My experiences as I described above have greatly changed how I look at parenting and discipline, especially, since I am the mother of a toddler. Toddlers are notorious for being a roller coaster of emotions. At one moment, they can be happy as a clam and the next, a belligerent pile of melt-down mess. Toddlers have an extremely difficult time dealing with emotions. Having recently experienced a tough time dealing with emotions myself, I have to say, to be in a toddler’s shoes and deal with these crazy emotions day in and day out has to be really tough. I don’t want my children to feel isolated and unsafe when they have these experiences and feelings. I have been there recently. I felt like a downward spiral of doom. So, I have made it my mission to show and teach empathy in these situations. Why is it that our children can’t be grumpy or have a bad day? We adults have them all the time. When I am having a bad day, the last thing I need is for my husband to tell me to deal with it, or send me to my room (unless it is with a glass of wine, a piping hot bubble bath and the promise of an uninterrupted nap.) I need support. I need empathy. I need a hug. I need someone to acknowledge that I am having a tough time, show me kindness and tell me it is okay. My children need the same thing. At first, it might sound a bit counter-intuitive when you say it out loud. “My toddler is acting belligerent, having a massive melt-down and I’m going to hug them and tell them it’s okay?” Yes. That is exactly what I am going to do. Why? Because, I want to show and teach empathy, not isolate. I want to correct behavior calmly and show support. I want to be that safe place for my children, and foster and nurture that parent-child relationship. I want to build trust and raise children with happy hearts.

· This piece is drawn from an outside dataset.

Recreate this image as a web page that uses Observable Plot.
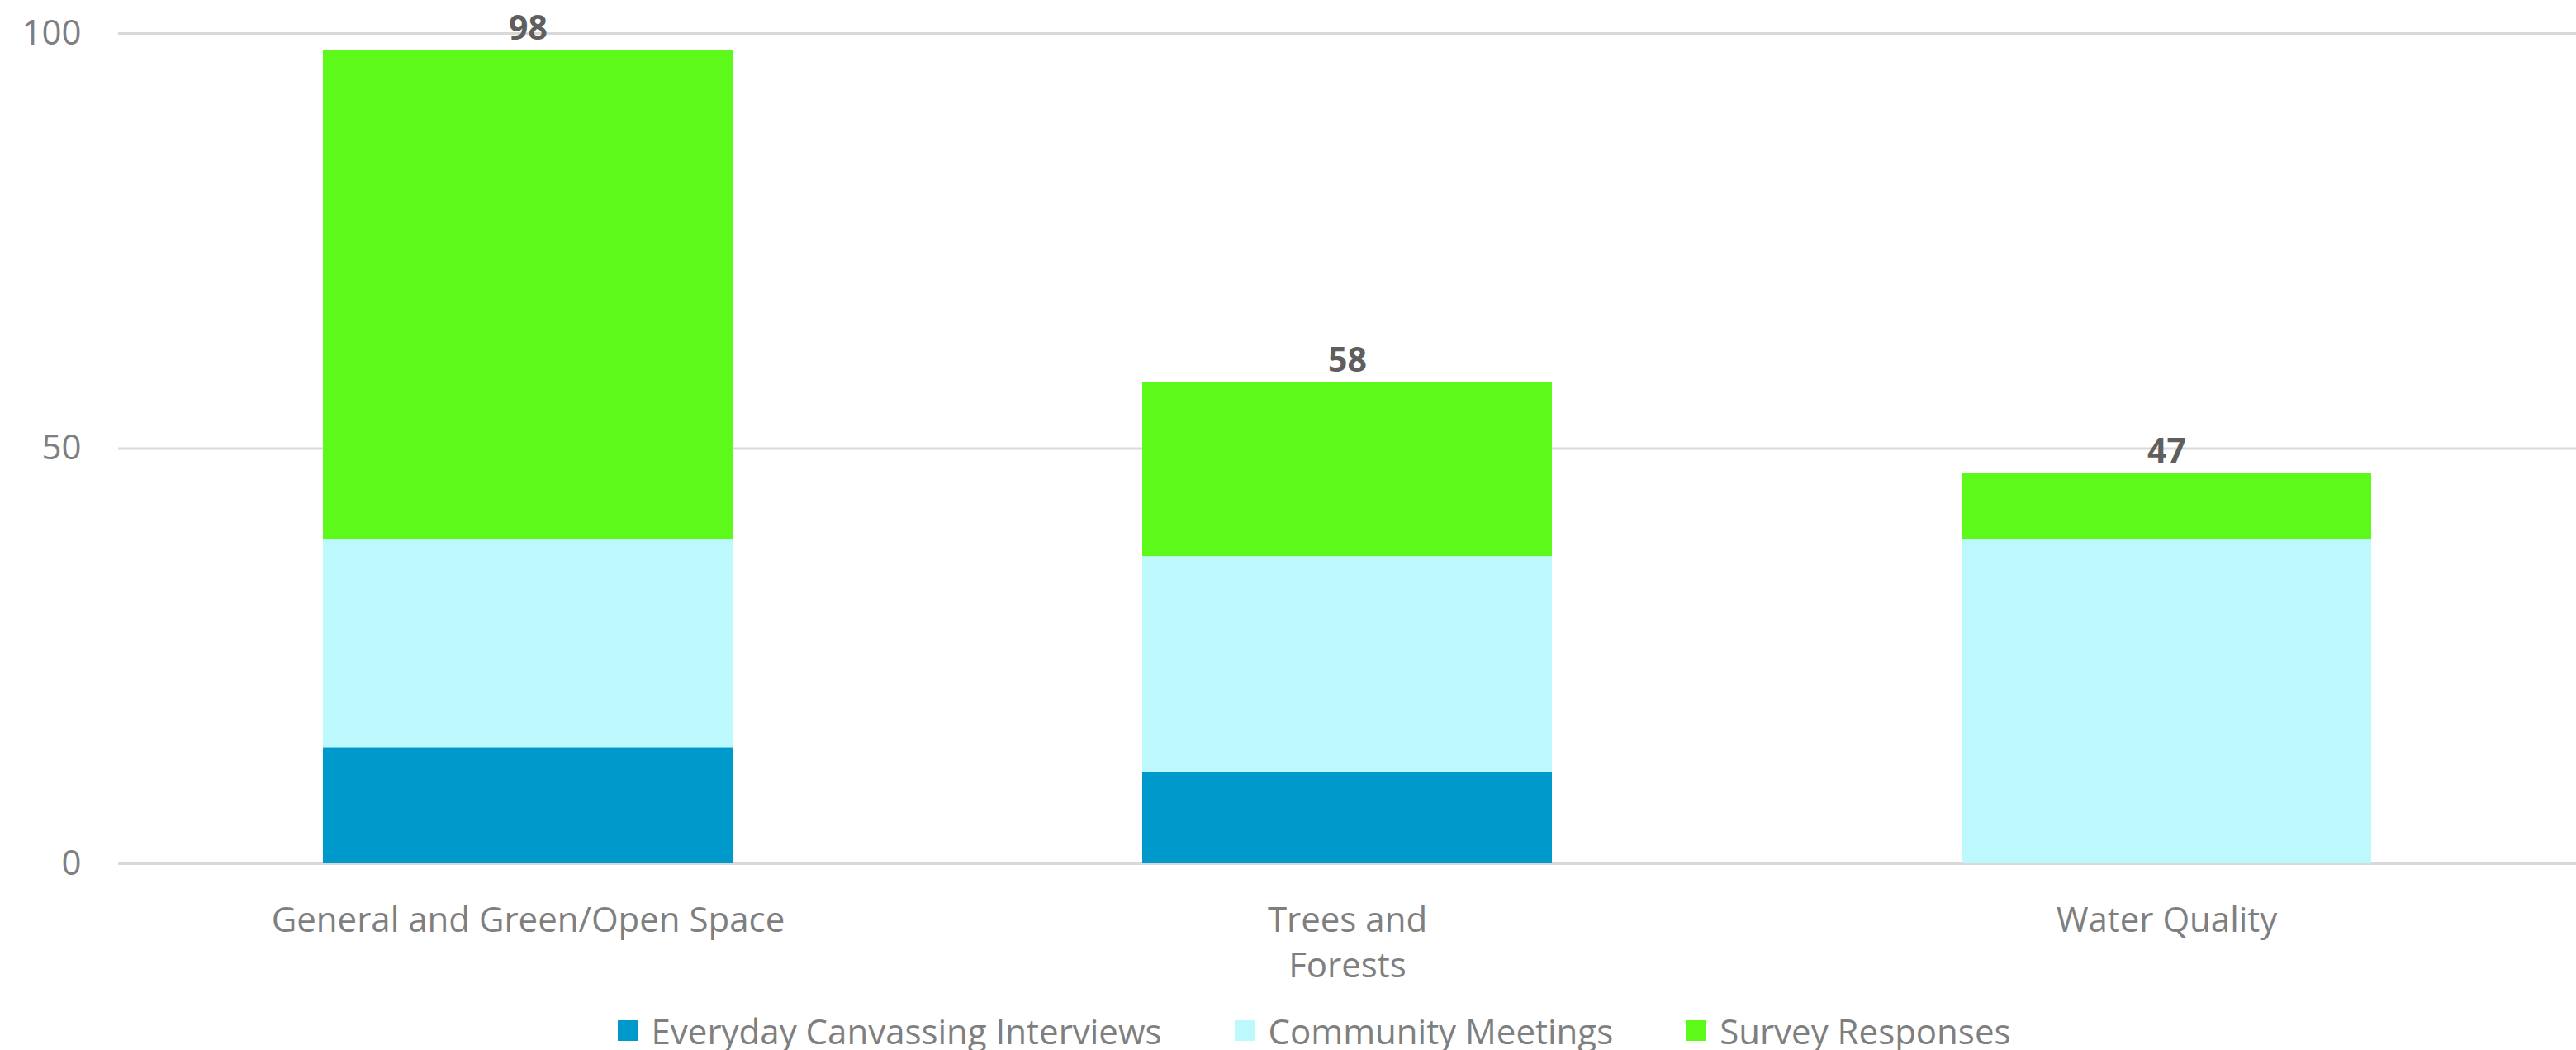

Parenting is tough. I have to work at it every day. I have to remember to keep my calm, but the more I practice, the easier it becomes. Practicing positive methods of discipline have really worked for me and my toddler. I have felt our relationship grow and the wedge I was driving between us has been removed. Her melt-downs don’t drag on anymore, but rather resolve pretty quickly. She is learning to empathize. Situations can be resolved with a nice tight hug, or with a cuddle and a calm talk about appropriate behavior. Sometimes, she just needed to cry. What is so bad about that? There are times when only a good cry can make me feel grounded again. Since I started this mission, I have watched our relationship strengthen and her trust and respect for me is at an all-time high. We are a family with happy hearts.


About Meagan Sabich

Meagan Sabich
Meagan Sabich grew up in Las Vegas, NV and moved to Reno in 2004 to attend the University of Nevada, Reno. Since then, she has called Reno her home. She's a former corporate girl who worked for Microsoft and Facebook, before turning in her work badge to be a stay at home mom and wife for her two girls, Sophie and Sadie, and husband Mike. Meagan is an avid cook and very passionate about food. When she gets free time she likes to blog about her cooking adventures on her blog at Waist Not, Want Not, or share recipes for Reno Moms Blog Feed the Fam Series. Meagan is very passionate about fitness and enjoys yoga, zumba and weight training.

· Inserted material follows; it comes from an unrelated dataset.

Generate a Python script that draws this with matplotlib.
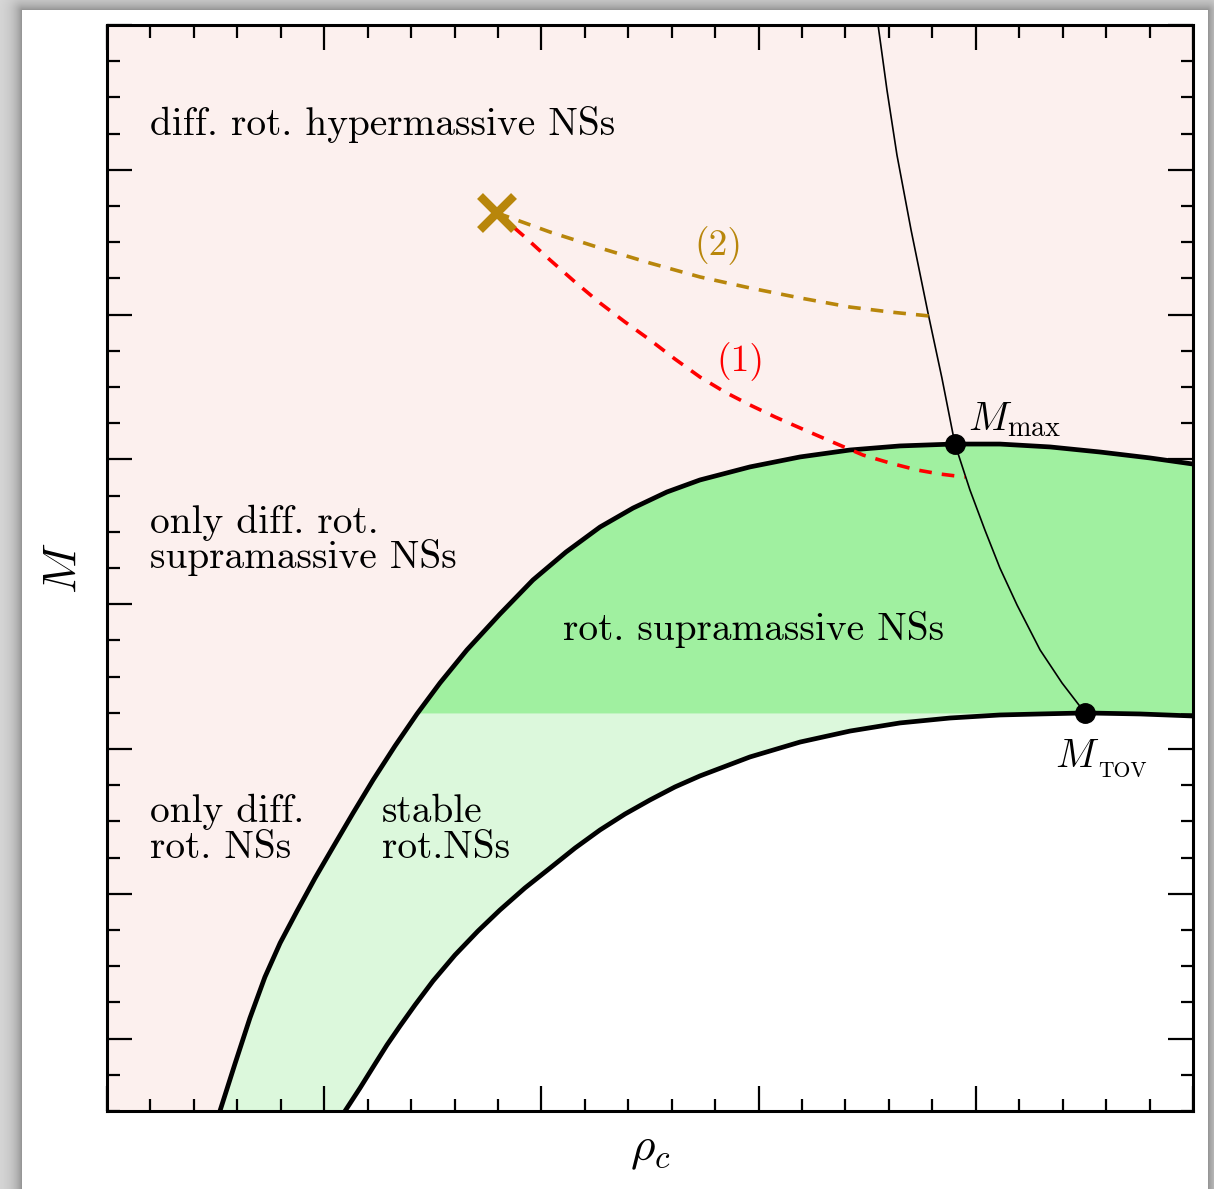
import matplotlib
matplotlib.use("Agg")
import matplotlib.pyplot as plt
import numpy as np

plt.rcParams["font.family"] = "serif"
plt.rcParams["font.serif"] = ["cmr10"]
plt.rcParams["mathtext.fontset"] = "cm"
plt.rcParams["axes.unicode_minus"] = False

# upper boundary: maximum mass of uniformly rotating stars
upper_x = [0.520, 0.589, 0.658, 0.727, 0.797, 0.875, 0.958, 1.041, 1.133,
           1.225, 1.326, 1.427, 1.533, 1.657, 1.809, 1.961, 2.113, 2.270, 2.422,
           2.578, 2.730, 2.960, 3.191, 3.421, 3.651, 3.895, 4.111, 4.342, 4.572,
           4.802, 5.000]
upper_y = [0.000, 0.325, 0.642, 0.925, 1.160, 1.381, 1.609, 1.823, 2.058,
           2.286, 2.521, 2.742, 2.956, 3.184, 3.432, 3.667, 3.860, 4.033, 4.164,
           4.275, 4.358, 4.448, 4.517, 4.565, 4.593, 4.606, 4.606, 4.586, 4.551,
           4.510, 4.468]

# lower boundary: non-rotating (TOV) sequence
lower_x = [1.096, 1.165, 1.234, 1.289, 1.349, 1.418, 1.501, 1.602, 1.708, 1.809,
           1.924, 2.040, 2.155, 2.270, 2.385, 2.500, 2.615, 2.730, 2.960, 3.191,
           3.421, 3.651, 3.881, 4.111, 4.296, 4.503, 4.756, 5.000]
lower_y = [0.000, 0.159, 0.325, 0.456, 0.587, 0.732, 0.898, 1.077, 1.243, 1.388,
           1.540, 1.678, 1.816, 1.941, 2.051, 2.148, 2.238, 2.314, 2.445, 2.548,
           2.624, 2.680, 2.714, 2.735, 2.742, 2.749, 2.742, 2.728]

# stability line joining M_max and M_TOV
thin_x = [3.550, 3.591, 3.637, 3.702, 3.780, 3.844, 3.904, 3.973, 4.042, 4.111,
          4.190, 4.296, 4.397, 4.503]
thin_y = [7.500, 7.051, 6.602, 6.084, 5.511, 5.062, 4.606, 4.289, 4.012, 3.750,
          3.494, 3.184, 2.956, 2.749]

# evolution paths (1) and (2)
path1_x = [1.796, 1.924, 2.040, 2.155, 2.270, 2.385, 2.500, 2.615, 2.730, 2.845,
           2.960, 3.076, 3.191, 3.329, 3.481, 3.605, 3.729, 3.835, 3.950]
path1_y = [6.202, 6.036, 5.877, 5.725, 5.580, 5.449, 5.325, 5.193, 5.069, 4.965,
           4.876, 4.793, 4.717, 4.627, 4.530, 4.475, 4.427, 4.399, 4.378]
path2_x = [1.796, 2.040, 2.270, 2.500, 2.730, 2.960, 3.191, 3.421, 3.605, 3.789]
path2_y = [6.202, 6.070, 5.960, 5.856, 5.760, 5.684, 5.615, 5.552, 5.518, 5.490]

m_tov = 2.749
mmax_x, mmax_y = 3.904, 4.606
tov_x, tov_y = 4.503, 2.749
start_x, start_y = 1.796, 6.202

pink = "#fcf0ee"
dark_green = "#a0f0a0"
light_green = "#dcf8dc"
gold = "#b8860b"

W, H = 1214, 1189
fig = plt.figure(figsize=(W / 100, H / 100), dpi=100)

# drop shadow behind the white card
yy, xx = np.mgrid[0:H, 0:W]
dx = np.maximum.reduce([22 - xx, np.zeros_like(xx), xx - 1207])
dy = np.maximum(10 - yy, 0)
d = np.hypot(dx, dy)
shade = np.where(d > 0, 0.86 - 0.3 * np.exp(-d / 9.0), 1.0)
fig.figimage(np.dstack([shade] * 3), 0, 0, origin="upper", zorder=-1)
fig.patch.set_alpha(0)

ax = fig.add_axes([107 / W, 1 - 1111 / H, 1086 / W, 1086 / H])
ax.set_facecolor(pink)

ax.fill(np.concatenate([upper_x, lower_x[::-1]]),
        np.concatenate([upper_y, lower_y[::-1]]),
        color=light_green, lw=0, zorder=1)
ax.fill_between(lower_x, 0, lower_y, color="white", lw=0, zorder=1)
uy = np.array(upper_y)
ax.fill_between(upper_x, m_tov, uy, where=uy >= m_tov, interpolate=True,
                color=dark_green, lw=0, zorder=2)

ax.plot(upper_x, upper_y, color="black", lw=3.4, zorder=4)
ax.plot(lower_x, lower_y, color="black", lw=3.4, zorder=4)
ax.plot(thin_x, thin_y, color="black", lw=1.2, zorder=4)

ax.plot(path2_x, path2_y, color=gold, lw=2.6, ls=(0, (3.5, 2.8)), zorder=5)
ax.plot(path1_x, path1_y, color="red", lw=2.6, ls=(0, (3.5, 2.8)), zorder=5)
ax.plot(start_x, start_y, marker="x", ms=25, mew=6, color=gold, zorder=6)

ax.plot([mmax_x, tov_x], [mmax_y, tov_y], ls="none", marker="o", ms=14,
        color="black", zorder=7)

fs = 28.3
ax.text(0.198, 6.740, "diff. rot. hypermassive NSs", fontsize=fs)
ax.text(0.198, 3.992, "only diff. rot.", fontsize=fs)
ax.text(0.198, 3.750, "supramassive NSs", fontsize=fs)
ax.text(0.198, 1.996, "only diff.", fontsize=fs)
ax.text(0.198, 1.747, "rot. NSs", fontsize=fs)
ax.text(1.266, 1.996, "stable", fontsize=fs, zorder=8)
ax.text(1.266, 1.747, "rot.NSs", fontsize=fs, zorder=8)
ax.text(2.099, 3.253, "rot. supramassive NSs", fontsize=fs, zorder=8)
ax.text(2.813, 5.974, "(2)", fontsize=27, color=gold, ha="center", va="center")
ax.text(2.914, 5.173, "(1)", fontsize=27, color="red", ha="center", va="center")
ax.text(3.964, 4.703, r"$M_{\mathrm{max}}$", fontsize=29, zorder=8)
ax.text(4.365, 2.376, r"$M$", fontsize=29, zorder=8)
ax.text(4.562, 2.307, "TOV", fontsize=15.5, zorder=8)

ax.set_xlim(0, 5)
ax.set_ylim(0, 7.5)
ax.set_xticks(np.arange(0, 5.01, 1))
ax.set_xticks(np.arange(0, 5.01, 0.2), minor=True)
ax.set_yticks(np.arange(0.5, 7.51, 1))
ax.set_yticks(np.arange(0, 7.51, 0.25), minor=True)
ax.tick_params(which="both", direction="in", top=True, right=True,
               labelbottom=False, labelleft=False, width=1.6)
ax.tick_params(which="major", length=18)
ax.tick_params(which="minor", length=9)
for s in ax.spines.values():
    s.set_linewidth(2.2)
    s.set_zorder(10)

ax.set_xlabel(r"$\rho_c$", fontsize=34, labelpad=14)
ax.set_ylabel(r"$M$", fontsize=34, labelpad=16)

fig.savefig("out.png", dpi=100)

  1. “I want to build trust and raise children with happy hearts.” Well said! I find myself sometimes wanting to explode, but then I look at that beautiful baby boy of mine and melt….No matter the challenges, it’s my goal to teach Ian that tolerance and understanding is the best solution. Oh and lots of kisses, kisses solve all problems. 🙂

  2. meaganmsabich

    Keri, that is so true. Kisses are a solve all. I find myself in a better place parenting like this. When it all starts boiling up now, I just remember that hugs and kisses will make us both feel better. Plus, kids are more opt to learn in a calm environment. I often find myself thinking, “how would I want to be treated?” Our kids needs for empathy are not all the different. I’d say they need it more!

  3. Megan Fikes

    This was perfect timing for me to read this! Kaleb has always been a fairly easy kid, even through being a toddler, and the last month or so he has been acting out and pushing me to my absolute limit. I had a huge meltdown on our vacation (which was more like a torture trip of me trying to travel with two kids by myself, who both got sick and my 3 year old was being a total terror). I came home and had a huge talk with my husband and we decided we needed to re-evaluate our discipline and how we are talking to him. We had been spanking out of frustration, but it just made it all worse and didn’t help in the slightest. I had a break through this last weekend when I just let Kaleb melt down in our living room, making sure he wasn’t going to hurt himself on anything, and when he was done I just hugged him and cuddled him and told him I loved him and if he was having a hard time that was ok. He calmed down and was perfectly fine the rest of the day. This is the toughest job I have ever had, but I am determined to do the best I can! Thanks for the post!

  4. meaganmsabich

    I am so glad this resonated with you, Megan! Parenting is so tough, but for my family, this method seems to work really well. I see so much more resolve (and much quicker) and overall there is just more love floating around. On a side note, two weeks ago, I traveled with the girls by myself.. Oh my goodness, that is always so tough!